Clipper

Taeping, a tea clipper built in 1863

A clipper was a type of mid-19th-century merchant sailing vessel, designed for speed. The term was also retrospectively applied to the Baltimore clipper, which originated in the late 18th century.

Clippers were generally narrow for their length, small by later 19th-century standards, could carry limited bulk freight, and had a large total sail area. "Clipper" does not refer to a specific sailplan; clippers may be schooners, brigs, brigantines, etc., as well as full-rigged ships. Clippers were mostly constructed in British and American shipyards, although France, Brazil, the Netherlands, and other nations also produced some. Clippers sailed all over the world, primarily on the trade routes between the United Kingdom and China, in transatlantic trade, and on the New York-to-San Francisco route around Cape Horn during the California Gold Rush. Dutch clippers were built beginning in the 1850s for the tea trade and passenger service to Java.[1]
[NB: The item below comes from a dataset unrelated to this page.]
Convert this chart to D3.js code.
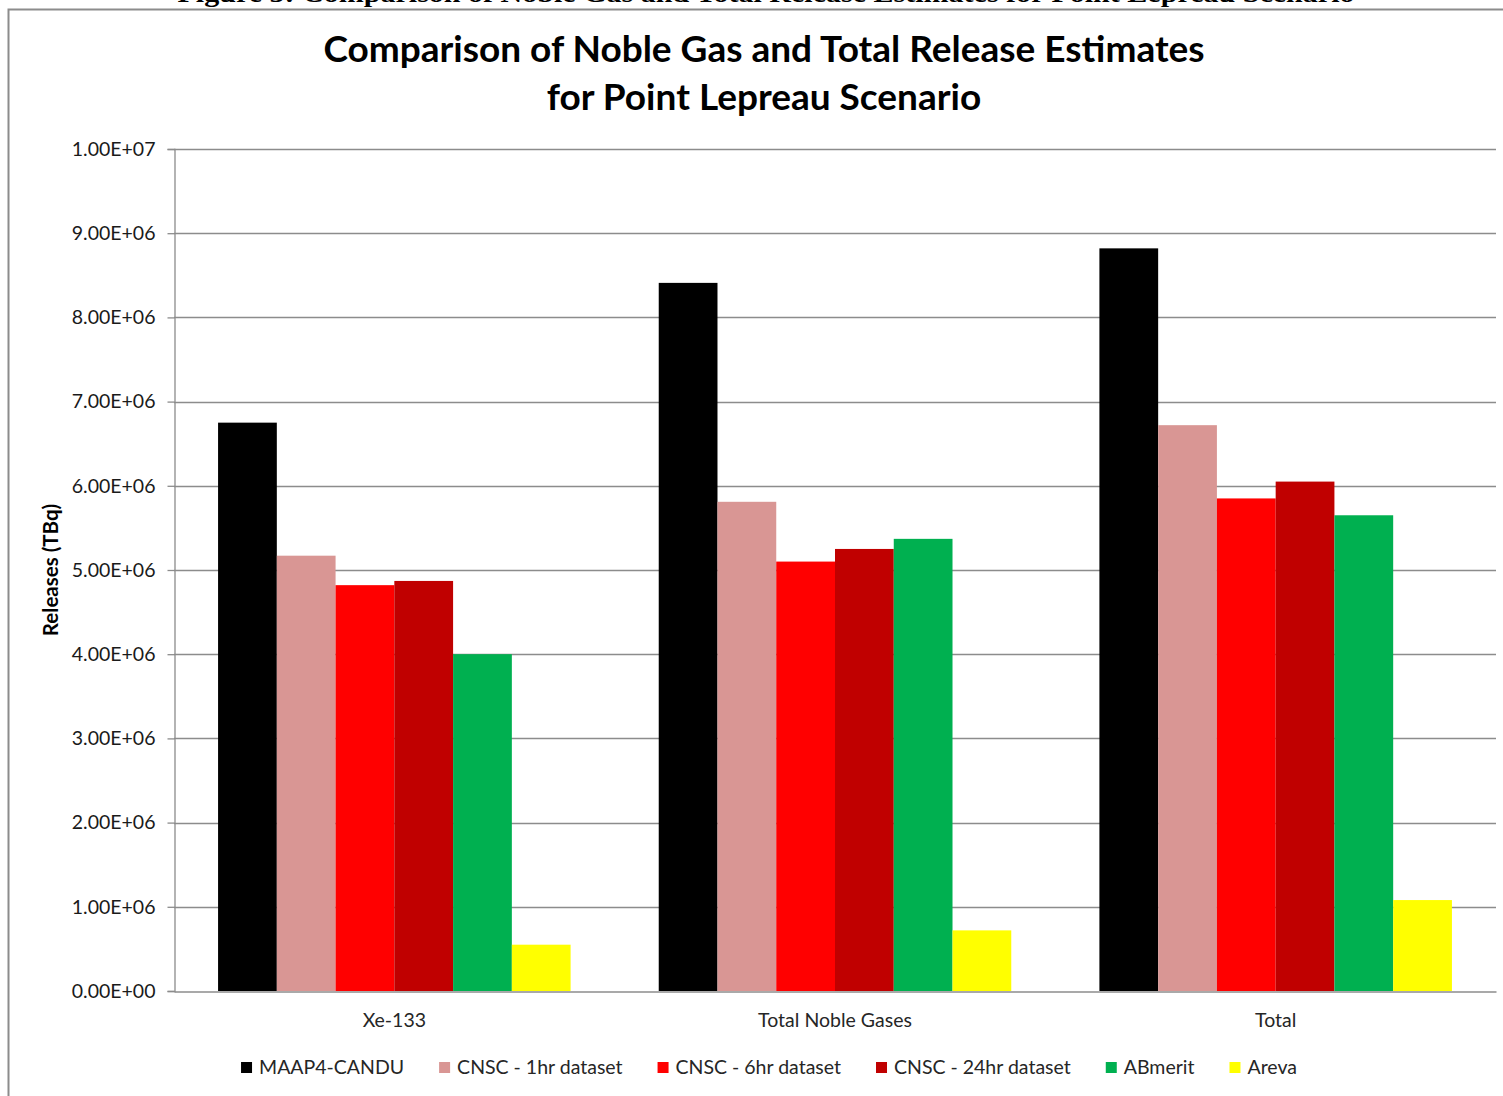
<!DOCTYPE html>
<html>
<head>
<meta charset="utf-8">
<script src="https://cdn.jsdelivr.net/npm/d3@7"></script>
<style>
  html, body { margin: 0; padding: 0; background: #ffffff; }
  svg { display: block; }
</style>
</head>
<body>
<svg id="chart" width="1503" height="1096"></svg>
<script>
// Release estimates (TBq) per category and model/dataset
const categories = ["Xe-133", "Total Noble Gases", "Total"];
const seriesNames = ["MAAP4-CANDU", "CNSC - 1hr dataset", "CNSC - 6hr dataset", "CNSC - 24hr dataset", "ABmerit", "Areva"];
const maap4Candu  = [6.75e6, 8.41e6, 8.82e6];
const cnsc1hr     = [5.17e6, 5.81e6, 6.72e6];
const cnsc6hr     = [4.82e6, 5.10e6, 5.85e6];
const cnsc24hr    = [4.87e6, 5.25e6, 6.05e6];
const abmerit     = [4.00e6, 5.37e6, 5.65e6];
const areva       = [0.55e6, 0.72e6, 1.08e6];
const seriesColors = ["#000000", "#D99694", "#FF0000", "#C00000", "#00B050", "#FFFF00"];
const yTicks = [0, 1e6, 2e6, 3e6, 4e6, 5e6, 6e6, 7e6, 8e6, 9e6, 1e7];

const seriesValues = [maap4Candu, cnsc1hr, cnsc6hr, cnsc24hr, abmerit, areva];

const svg = d3.select("#chart");
const W = 1503, H = 1096;
const plot = { left: 174, right: 1496, top: 149, bottom: 991 };
const font = "Lato, 'Noto Sans', sans-serif";

// Document caption sitting above the chart frame (cut at the page edge)
svg.append("text")
  .attr("x", 766).attr("y", 2)
  .attr("text-anchor", "middle")
  .attr("font-family", "'Liberation Serif', 'DejaVu Serif', serif")
  .attr("font-weight", "bold")
  .attr("font-size", 26)
  .attr("textLength", 1177)
  .attr("lengthAdjust", "spacingAndGlyphs")
  .text("Figure 5: Comparison of Noble Gas and Total Release Estimates for Point Lepreau Scenario");

// Chart frame
svg.append("rect")
  .attr("x", 8.5).attr("y", 9.5)
  .attr("width", W + 10).attr("height", H + 10)
  .attr("fill", "#ffffff")
  .attr("stroke", "#8c8c8c")
  .attr("stroke-width", 2);

// Scales
const x0 = d3.scaleBand().domain(categories).range([plot.left, plot.right]).padding(0);
const x1 = d3.scaleBand().domain(seriesNames)
  .range([x0.bandwidth() * 0.1, x0.bandwidth() * 0.9]).padding(0);
const y = d3.scaleLinear().domain([0, 1e7]).range([plot.bottom, plot.top]);

// Gridlines
svg.append("g")
  .selectAll("line")
  .data(yTicks.filter(d => d > 0))
  .join("line")
  .attr("x1", plot.left).attr("x2", plot.right)
  .attr("y1", d => Math.round(y(d)) + 0.5).attr("y2", d => Math.round(y(d)) + 0.5)
  .attr("stroke", "#8c8c8c").attr("stroke-width", 1.3);

// Bars
const groups = svg.append("g")
  .selectAll("g")
  .data(categories)
  .join("g")
  .attr("transform", d => `translate(${x0(d)},0)`);

groups.selectAll("rect")
  .data((cat, ci) => seriesNames.map((s, si) => ({ series: s, value: seriesValues[si][ci], color: seriesColors[si] })))
  .join("rect")
  .attr("x", d => x1(d.series))
  .attr("width", x1.bandwidth())
  .attr("y", d => y(d.value))
  .attr("height", d => y(0) - y(d.value))
  .attr("fill", d => d.color);

// Y axis
const fmt = v => {
  const s = v.toExponential(2).toUpperCase();
  return s.replace(/E([+-])(\d)$/, "E$10$2");
};
const yAxis = svg.append("g")
  .attr("transform", `translate(${plot.left + 0.5},0)`)
  .call(d3.axisLeft(y).tickValues(yTicks).tickFormat(fmt).tickSize(7).tickPadding(12));
yAxis.select(".domain").attr("stroke", "#8c8c8c").attr("stroke-width", 1.3);
yAxis.selectAll(".tick line").attr("stroke", "#8c8c8c").attr("stroke-width", 1.3);
yAxis.selectAll(".tick text")
  .attr("font-family", font).attr("font-size", 19.5).attr("fill", "#1a1a1a");

// X axis baseline and category labels
const xAxis = svg.append("g")
  .attr("transform", `translate(0,${plot.bottom + 0.5})`)
  .call(d3.axisBottom(x0).tickSize(0).tickPadding(22));
xAxis.select(".domain").attr("stroke", "#8c8c8c").attr("stroke-width", 1.3);
xAxis.selectAll(".tick text")
  .attr("font-family", font).attr("font-size", 19.5).attr("fill", "#262626");

// Y axis title
svg.append("text")
  .attr("transform", "translate(58,570) rotate(-90)")
  .attr("text-anchor", "middle")
  .attr("font-family", font).attr("font-weight", "bold").attr("font-size", 20.5)
  .attr("fill", "#000")
  .text("Releases (TBq)");

// Chart title
const title = svg.append("text")
  .attr("text-anchor", "middle")
  .attr("font-family", font).attr("font-weight", "bold").attr("font-size", 37)
  .attr("fill", "#000");
title.append("tspan").attr("x", 764).attr("y", 62).text("Comparison of Noble Gas and Total Release Estimates");
title.append("tspan").attr("x", 764).attr("y", 110).text("for Point Lepreau Scenario");

// Legend
const legend = svg.append("g");
const items = legend.selectAll("g").data(seriesNames).join("g");
items.append("rect")
  .attr("width", 11).attr("height", 11).attr("y", -12)
  .attr("fill", (d, i) => seriesColors[i]);
items.append("text")
  .attr("x", 18).attr("y", 0)
  .attr("font-family", font).attr("font-size", 19.5).attr("fill", "#262626")
  .text(d => d);
let cursor = 0;
items.each(function () {
  const g = d3.select(this);
  g.attr("transform", `translate(${cursor},1074)`);
  cursor += 18 + g.select("text").node().getComputedTextLength() + 35;
});
const legendWidth = cursor - 35;
legend.attr("transform", `translate(${769 - legendWidth / 2},0)`);
</script>
</body>
</html>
The boom years of the clipper era began in 1843 in response to a growing demand for faster delivery of tea from China and continued with the demand for swift passage to gold fields in California and Australia beginning in 1848 and 1851, respectively. The era ended with the opening of the Suez Canal in 1869.

  1. ^ Barnwell, R.G. (1857). Commercial Relations of the United States with Foreign Countries. United States Department of State. pp. 260–264.